--- begin Information provided ---

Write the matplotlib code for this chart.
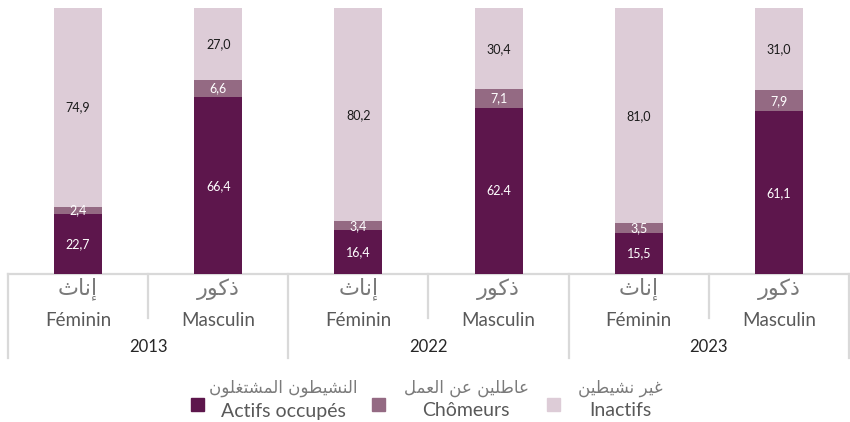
import matplotlib
matplotlib.use("Agg")
import matplotlib.pyplot as plt
from matplotlib.patches import Rectangle
import matplotlib.transforms as mtransforms

# ---- data -------------------------------------------------------------
years = ["2013", "2022", "2023"]
sex_fr = ["Féminin", "Masculin"]
# Arabic labels written in shaped presentation forms, left-to-right visual order
sex_ar = ["\uFE99\uFE8E\uFEE7\uFE87",          # إناث
          "\uFEAD\uFEEE\uFEDB\uFEAB"]          # ذكور

actifs_occupes = [22.7, 66.4, 16.4, 62.4, 15.5, 61.1]
chomeurs = [2.4, 6.6, 3.4, 7.1, 3.5, 7.9]
inactifs = [74.9, 27.0, 80.2, 30.4, 81.0, 31.0]
# label text as printed on the bars
lbl_occupes = ["22,7", "66,4", "16,4", "62.4", "15,5", "61,1"]
lbl_chomeurs = ["2,4", "6,6", "3,4", "7,1", "3,5", "7,9"]
lbl_inactifs = ["74,9", "27,0", "80,2", "30,4", "81,0", "31,0"]

series_fr = ["Actifs occupés", "Chômeurs", "Inactifs"]
series_ar = [
    # النشيطون المشتغلون
    "\uFEE5\uFEEE\uFEE0\uFED0\uFE98\uFEB8\uFEE4\uFEDF\uFE8D "
    "\uFEE5\uFEEE\uFEC4\uFEF4\uFEB8\uFEE8\uFEDF\uFE8D",
    # عاطلين عن العمل
    "\uFEDE\uFEE4\uFECC\uFEDF\uFE8D \uFEE6\uFECB "
    "\uFEE6\uFEF4\uFEE0\uFEC3\uFE8E\uFECB",
    # غير نشيطين
    "\uFEE6\uFEF4\uFEC4\uFEF4\uFEB8\uFEE7 \uFEAE\uFEF4\uFECF",
]
colors = ["#5D164C", "#946A83", "#DDCCD7"]

# ---- figure -----------------------------------------------------------
W, H = 850, 422
fig = plt.figure(figsize=(W / 100, H / 100), dpi=100)
px_l, px_r, px_t, px_b = 8, 849, 8, 274
ax = fig.add_axes([px_l / W, 1 - px_b / H, (px_r - px_l) / W, (px_b - px_t) / H])
ax.set_xlim(-0.5, 5.5)
ax.set_ylim(0, 100)
ax.axis("off")

latin = ["Lato", "DejaVu Sans"]
arab = ["DejaVu Sans"]
grey = "#595959"
ar_grey = "#7a7a7a"
line_c = "#D9D9D9"

n = len(actifs_occupes)
x = list(range(n))
bw = 0.342
bottom2 = [a for a in actifs_occupes]
bottom3 = [a + c for a, c in zip(actifs_occupes, chomeurs)]
ax.bar(x, actifs_occupes, bw, color=colors[0], zorder=2)
ax.bar(x, chomeurs, bw, bottom=bottom2, color=colors[1], zorder=2)
ax.bar(x, inactifs, bw, bottom=bottom3, color=colors[2], zorder=2)

for i in x:
    ax.text(i, actifs_occupes[i] / 2, lbl_occupes[i], ha="center", va="center",
            color="white", fontsize=9, family=latin)
    ax.text(i, bottom2[i] + chomeurs[i] / 2, lbl_chomeurs[i], ha="center",
            va="center", color="white", fontsize=9, family=latin)
    ax.text(i, bottom3[i] + inactifs[i] / 2, lbl_inactifs[i], ha="center",
            va="center", color="#1a1a1a", fontsize=9, family=latin)

# ---- multi-level category axis ---------------------------------------
tr = mtransforms.blended_transform_factory(ax.transData, ax.transAxes)
ah = px_b - px_t


def yfrac(py):
    return (px_b - py) / ah


ax.plot([-0.5, 5.5], [0, 0], color=line_c, lw=1.6, transform=tr,
        clip_on=False, zorder=1)
for k in range(n + 1):
    b = k - 0.5
    end = 358 if k % 2 == 0 else 318
    ax.plot([b, b], [0, yfrac(end)], color=line_c, lw=1.6, transform=tr,
            clip_on=False, zorder=1)

for i in x:
    ax.text(i, yfrac(289), sex_ar[i % 2], ha="center", va="center",
            fontsize=16, color=ar_grey, family=arab, transform=tr)
    ax.text(i, yfrac(320), sex_fr[i % 2], ha="center", va="center",
            fontsize=13.5, color=grey, family=latin, transform=tr)
for g, yr in enumerate(years):
    ax.text(2 * g + 0.5, yfrac(347), yr, ha="center", va="center",
            fontsize=12, color="#262626", family=latin, transform=tr)

# ---- legend -----------------------------------------------------------
sq_x = [197, 378, 553]
txt_x = [283, 466, 620]
sq = 13
for k in range(3):
    fig.add_artist(Rectangle(((sq_x[k] - sq / 2) / W, 1 - (404 + sq / 2) / H),
                             sq / W, sq / H, transform=fig.transFigure,
                             color=colors[k]))
    fig.text(txt_x[k] / W, 1 - 388 / H, series_ar[k], ha="center", va="center",
             fontsize=12, color=ar_grey, family=arab)
    fig.text(txt_x[k] / W, 1 - 411 / H, series_fr[k], ha="center", va="center",
             fontsize=14, color=grey, family=latin)

fig.savefig("out.png", dpi=100, facecolor="white")
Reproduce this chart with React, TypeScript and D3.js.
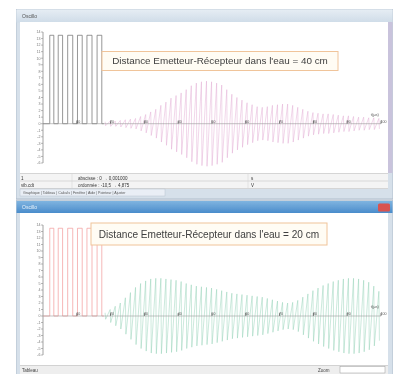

--- end Information provided ---

» Problem statement:
Transcribe the records above exactly, omitting every picture they contain.

» Response below:
Write the matplotlib code for this chart.
import matplotlib
matplotlib.use("Agg")
import matplotlib.pyplot as plt
from matplotlib.patches import Rectangle
import matplotlib.transforms as mtransforms

# ---- data -------------------------------------------------------------
years = ["2013", "2022", "2023"]
sex_fr = ["Féminin", "Masculin"]
# Arabic labels written in shaped presentation forms, left-to-right visual order
sex_ar = ["\uFE99\uFE8E\uFEE7\uFE87",          # إناث
          "\uFEAD\uFEEE\uFEDB\uFEAB"]          # ذكور

actifs_occupes = [22.7, 66.4, 16.4, 62.4, 15.5, 61.1]
chomeurs = [2.4, 6.6, 3.4, 7.1, 3.5, 7.9]
inactifs = [74.9, 27.0, 80.2, 30.4, 81.0, 31.0]
# label text as printed on the bars
lbl_occupes = ["22,7", "66,4", "16,4", "62.4", "15,5", "61,1"]
lbl_chomeurs = ["2,4", "6,6", "3,4", "7,1", "3,5", "7,9"]
lbl_inactifs = ["74,9", "27,0", "80,2", "30,4", "81,0", "31,0"]

series_fr = ["Actifs occupés", "Chômeurs", "Inactifs"]
series_ar = [
    # النشيطون المشتغلون
    "\uFEE5\uFEEE\uFEE0\uFED0\uFE98\uFEB8\uFEE4\uFEDF\uFE8D "
    "\uFEE5\uFEEE\uFEC4\uFEF4\uFEB8\uFEE8\uFEDF\uFE8D",
    # عاطلين عن العمل
    "\uFEDE\uFEE4\uFECC\uFEDF\uFE8D \uFEE6\uFECB "
    "\uFEE6\uFEF4\uFEE0\uFEC3\uFE8E\uFECB",
    # غير نشيطين
    "\uFEE6\uFEF4\uFEC4\uFEF4\uFEB8\uFEE7 \uFEAE\uFEF4\uFECF",
]
colors = ["#5D164C", "#946A83", "#DDCCD7"]

# ---- figure -----------------------------------------------------------
W, H = 850, 422
fig = plt.figure(figsize=(W / 100, H / 100), dpi=100)
px_l, px_r, px_t, px_b = 8, 849, 8, 274
ax = fig.add_axes([px_l / W, 1 - px_b / H, (px_r - px_l) / W, (px_b - px_t) / H])
ax.set_xlim(-0.5, 5.5)
ax.set_ylim(0, 100)
ax.axis("off")

latin = ["Lato", "DejaVu Sans"]
arab = ["DejaVu Sans"]
grey = "#595959"
ar_grey = "#7a7a7a"
line_c = "#D9D9D9"

n = len(actifs_occupes)
x = list(range(n))
bw = 0.342
bottom2 = [a for a in actifs_occupes]
bottom3 = [a + c for a, c in zip(actifs_occupes, chomeurs)]
ax.bar(x, actifs_occupes, bw, color=colors[0], zorder=2)
ax.bar(x, chomeurs, bw, bottom=bottom2, color=colors[1], zorder=2)
ax.bar(x, inactifs, bw, bottom=bottom3, color=colors[2], zorder=2)

for i in x:
    ax.text(i, actifs_occupes[i] / 2, lbl_occupes[i], ha="center", va="center",
            color="white", fontsize=9, family=latin)
    ax.text(i, bottom2[i] + chomeurs[i] / 2, lbl_chomeurs[i], ha="center",
            va="center", color="white", fontsize=9, family=latin)
    ax.text(i, bottom3[i] + inactifs[i] / 2, lbl_inactifs[i], ha="center",
            va="center", color="#1a1a1a", fontsize=9, family=latin)

# ---- multi-level category axis ---------------------------------------
tr = mtransforms.blended_transform_factory(ax.transData, ax.transAxes)
ah = px_b - px_t


def yfrac(py):
    return (px_b - py) / ah


ax.plot([-0.5, 5.5], [0, 0], color=line_c, lw=1.6, transform=tr,
        clip_on=False, zorder=1)
for k in range(n + 1):
    b = k - 0.5
    end = 358 if k % 2 == 0 else 318
    ax.plot([b, b], [0, yfrac(end)], color=line_c, lw=1.6, transform=tr,
            clip_on=False, zorder=1)

for i in x:
    ax.text(i, yfrac(289), sex_ar[i % 2], ha="center", va="center",
            fontsize=16, color=ar_grey, family=arab, transform=tr)
    ax.text(i, yfrac(320), sex_fr[i % 2], ha="center", va="center",
            fontsize=13.5, color=grey, family=latin, transform=tr)
for g, yr in enumerate(years):
    ax.text(2 * g + 0.5, yfrac(347), yr, ha="center", va="center",
            fontsize=12, color="#262626", family=latin, transform=tr)

# ---- legend -----------------------------------------------------------
sq_x = [197, 378, 553]
txt_x = [283, 466, 620]
sq = 13
for k in range(3):
    fig.add_artist(Rectangle(((sq_x[k] - sq / 2) / W, 1 - (404 + sq / 2) / H),
                             sq / W, sq / H, transform=fig.transFigure,
                             color=colors[k]))
    fig.text(txt_x[k] / W, 1 - 388 / H, series_ar[k], ha="center", va="center",
             fontsize=12, color=ar_grey, family=arab)
    fig.text(txt_x[k] / W, 1 - 411 / H, series_fr[k], ha="center", va="center",
             fontsize=14, color=grey, family=latin)

fig.savefig("out.png", dpi=100, facecolor="white")
Reproduce this chart with React, TypeScript and D3.js.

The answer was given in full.